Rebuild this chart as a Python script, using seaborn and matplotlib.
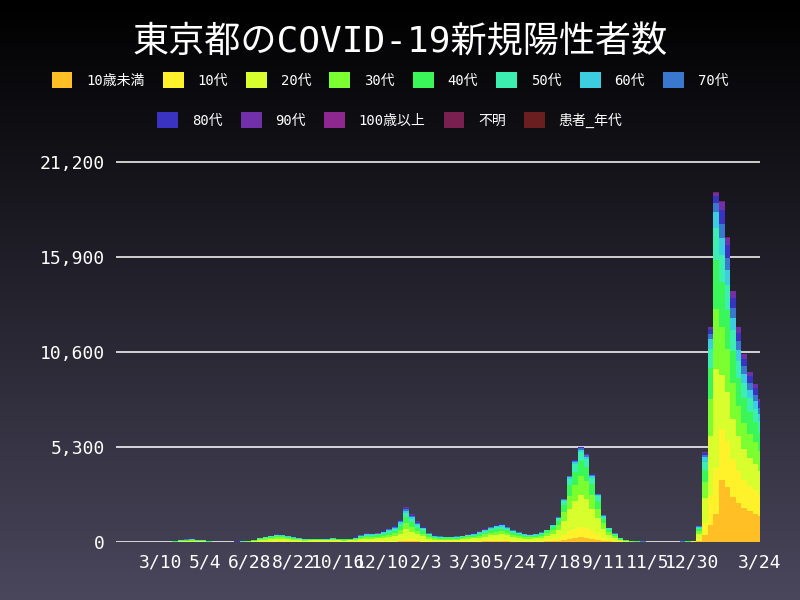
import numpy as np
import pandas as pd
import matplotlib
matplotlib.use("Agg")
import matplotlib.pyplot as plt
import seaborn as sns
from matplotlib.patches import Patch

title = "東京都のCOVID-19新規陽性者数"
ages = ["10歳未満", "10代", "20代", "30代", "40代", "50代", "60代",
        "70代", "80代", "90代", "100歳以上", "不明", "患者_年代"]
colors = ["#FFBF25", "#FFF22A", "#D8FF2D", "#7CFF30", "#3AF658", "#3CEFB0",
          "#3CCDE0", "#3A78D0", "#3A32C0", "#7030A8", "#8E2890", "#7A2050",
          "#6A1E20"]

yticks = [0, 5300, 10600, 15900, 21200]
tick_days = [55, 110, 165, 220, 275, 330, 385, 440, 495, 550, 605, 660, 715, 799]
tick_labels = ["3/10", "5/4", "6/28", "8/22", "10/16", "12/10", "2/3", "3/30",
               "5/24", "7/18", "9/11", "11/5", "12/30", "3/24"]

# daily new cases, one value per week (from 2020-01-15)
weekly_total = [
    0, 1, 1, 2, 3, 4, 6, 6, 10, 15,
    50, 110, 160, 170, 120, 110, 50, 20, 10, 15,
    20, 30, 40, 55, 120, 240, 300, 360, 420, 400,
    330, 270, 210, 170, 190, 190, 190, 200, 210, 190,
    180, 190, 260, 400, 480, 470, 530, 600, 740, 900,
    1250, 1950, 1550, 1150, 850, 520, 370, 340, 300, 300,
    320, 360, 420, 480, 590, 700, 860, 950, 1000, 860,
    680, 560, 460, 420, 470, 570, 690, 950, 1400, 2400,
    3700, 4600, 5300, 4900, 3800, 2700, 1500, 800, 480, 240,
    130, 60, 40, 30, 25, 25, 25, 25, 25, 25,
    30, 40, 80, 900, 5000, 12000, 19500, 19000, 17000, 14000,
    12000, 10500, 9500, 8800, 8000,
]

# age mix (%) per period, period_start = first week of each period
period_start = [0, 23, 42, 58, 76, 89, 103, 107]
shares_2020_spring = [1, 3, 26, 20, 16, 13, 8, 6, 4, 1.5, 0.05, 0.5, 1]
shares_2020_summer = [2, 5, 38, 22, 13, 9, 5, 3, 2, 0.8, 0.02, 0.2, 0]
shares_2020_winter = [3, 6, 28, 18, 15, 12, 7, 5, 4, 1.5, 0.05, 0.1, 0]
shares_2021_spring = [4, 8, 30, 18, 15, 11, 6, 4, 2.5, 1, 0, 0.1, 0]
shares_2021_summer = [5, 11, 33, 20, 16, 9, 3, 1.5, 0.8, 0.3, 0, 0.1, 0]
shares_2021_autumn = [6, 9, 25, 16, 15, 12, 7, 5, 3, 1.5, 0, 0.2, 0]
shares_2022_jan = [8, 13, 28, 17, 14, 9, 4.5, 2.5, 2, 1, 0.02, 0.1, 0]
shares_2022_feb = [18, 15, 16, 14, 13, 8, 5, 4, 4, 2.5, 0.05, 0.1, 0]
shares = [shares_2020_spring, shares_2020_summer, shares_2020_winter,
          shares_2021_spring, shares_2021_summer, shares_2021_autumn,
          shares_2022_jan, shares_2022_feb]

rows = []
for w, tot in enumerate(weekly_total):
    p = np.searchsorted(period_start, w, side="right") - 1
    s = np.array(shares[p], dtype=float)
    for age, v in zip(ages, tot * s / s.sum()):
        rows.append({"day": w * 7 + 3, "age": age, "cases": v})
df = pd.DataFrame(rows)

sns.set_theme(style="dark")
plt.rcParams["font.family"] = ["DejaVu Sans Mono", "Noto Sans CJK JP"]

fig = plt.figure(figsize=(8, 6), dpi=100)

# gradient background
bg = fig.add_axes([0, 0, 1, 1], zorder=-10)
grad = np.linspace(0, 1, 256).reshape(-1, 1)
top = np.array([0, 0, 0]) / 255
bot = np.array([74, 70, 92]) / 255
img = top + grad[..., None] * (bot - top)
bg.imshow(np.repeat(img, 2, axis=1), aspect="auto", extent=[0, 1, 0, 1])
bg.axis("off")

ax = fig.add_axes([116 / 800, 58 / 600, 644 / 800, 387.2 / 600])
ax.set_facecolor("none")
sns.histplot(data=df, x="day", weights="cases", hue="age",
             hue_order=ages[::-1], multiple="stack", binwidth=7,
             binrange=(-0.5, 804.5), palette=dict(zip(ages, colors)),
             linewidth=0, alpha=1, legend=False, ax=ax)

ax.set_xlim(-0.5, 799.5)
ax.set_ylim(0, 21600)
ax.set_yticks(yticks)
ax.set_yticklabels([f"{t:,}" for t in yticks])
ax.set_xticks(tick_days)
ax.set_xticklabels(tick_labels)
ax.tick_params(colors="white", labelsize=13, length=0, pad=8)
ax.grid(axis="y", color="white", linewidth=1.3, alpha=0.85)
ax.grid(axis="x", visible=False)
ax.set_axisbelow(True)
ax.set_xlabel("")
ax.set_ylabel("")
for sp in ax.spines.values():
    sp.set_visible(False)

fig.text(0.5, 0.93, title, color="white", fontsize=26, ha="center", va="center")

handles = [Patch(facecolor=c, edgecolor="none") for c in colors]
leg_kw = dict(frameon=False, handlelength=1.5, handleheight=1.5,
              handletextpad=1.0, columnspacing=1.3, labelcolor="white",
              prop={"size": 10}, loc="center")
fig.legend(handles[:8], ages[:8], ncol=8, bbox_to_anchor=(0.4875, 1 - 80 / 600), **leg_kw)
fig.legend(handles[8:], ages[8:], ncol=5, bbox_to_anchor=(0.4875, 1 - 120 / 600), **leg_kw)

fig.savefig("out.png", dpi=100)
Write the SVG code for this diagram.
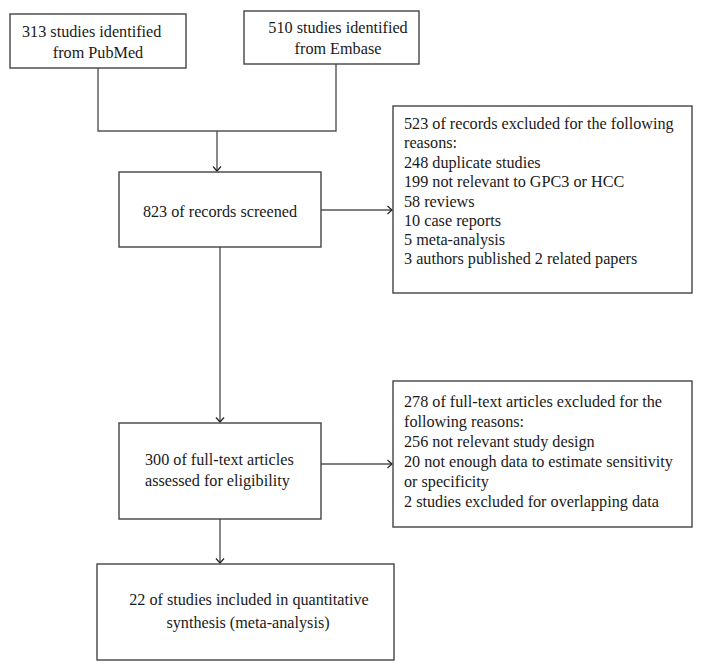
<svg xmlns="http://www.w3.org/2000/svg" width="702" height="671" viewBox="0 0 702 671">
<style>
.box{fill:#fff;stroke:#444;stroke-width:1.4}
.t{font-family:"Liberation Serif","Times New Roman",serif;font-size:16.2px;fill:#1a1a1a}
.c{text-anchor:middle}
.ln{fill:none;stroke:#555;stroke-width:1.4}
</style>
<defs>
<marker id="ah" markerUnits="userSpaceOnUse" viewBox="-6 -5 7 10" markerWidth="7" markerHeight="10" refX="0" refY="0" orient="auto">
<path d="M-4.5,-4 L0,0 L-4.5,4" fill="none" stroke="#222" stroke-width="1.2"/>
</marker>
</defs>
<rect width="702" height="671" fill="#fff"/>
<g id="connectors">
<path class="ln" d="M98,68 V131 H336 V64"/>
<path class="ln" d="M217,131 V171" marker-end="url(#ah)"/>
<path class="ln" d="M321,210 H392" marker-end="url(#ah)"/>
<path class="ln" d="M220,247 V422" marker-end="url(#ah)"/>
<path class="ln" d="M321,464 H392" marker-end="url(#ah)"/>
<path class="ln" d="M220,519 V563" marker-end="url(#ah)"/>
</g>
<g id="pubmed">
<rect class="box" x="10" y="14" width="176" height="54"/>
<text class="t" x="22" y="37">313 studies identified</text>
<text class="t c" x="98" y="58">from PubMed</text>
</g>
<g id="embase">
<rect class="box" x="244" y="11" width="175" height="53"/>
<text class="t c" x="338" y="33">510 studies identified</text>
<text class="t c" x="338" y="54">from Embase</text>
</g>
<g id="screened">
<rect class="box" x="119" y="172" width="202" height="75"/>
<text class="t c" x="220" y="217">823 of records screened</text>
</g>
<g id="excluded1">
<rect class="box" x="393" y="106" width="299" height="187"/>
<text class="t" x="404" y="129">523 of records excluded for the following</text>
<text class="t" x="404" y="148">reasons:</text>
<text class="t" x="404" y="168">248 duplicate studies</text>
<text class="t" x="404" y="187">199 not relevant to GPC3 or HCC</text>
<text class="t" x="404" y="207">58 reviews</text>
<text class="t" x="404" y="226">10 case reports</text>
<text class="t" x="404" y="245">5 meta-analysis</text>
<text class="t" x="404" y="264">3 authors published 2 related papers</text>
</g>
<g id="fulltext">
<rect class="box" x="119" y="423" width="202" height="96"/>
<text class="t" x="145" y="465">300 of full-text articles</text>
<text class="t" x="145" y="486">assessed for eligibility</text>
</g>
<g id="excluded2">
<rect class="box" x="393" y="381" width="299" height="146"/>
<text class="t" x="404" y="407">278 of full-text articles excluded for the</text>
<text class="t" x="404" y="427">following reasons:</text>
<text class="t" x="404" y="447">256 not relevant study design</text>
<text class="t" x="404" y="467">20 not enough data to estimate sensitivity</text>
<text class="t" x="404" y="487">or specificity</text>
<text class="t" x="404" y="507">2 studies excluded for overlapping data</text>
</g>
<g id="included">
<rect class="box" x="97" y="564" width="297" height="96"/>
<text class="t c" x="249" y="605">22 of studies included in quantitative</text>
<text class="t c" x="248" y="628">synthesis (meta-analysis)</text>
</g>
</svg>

- - - - -

→ **DO THIS**:
Please take the lines from the beginning of the data above through the line holding "from matplotlib.patches import Patch" and transcribe them exactly, without any pictures.

→ **FULL SOLUTION**:
Rebuild this chart as a Python script, using seaborn and matplotlib.
import numpy as np
import pandas as pd
import matplotlib
matplotlib.use("Agg")
import matplotlib.pyplot as plt
import seaborn as sns
from matplotlib.patches import Patch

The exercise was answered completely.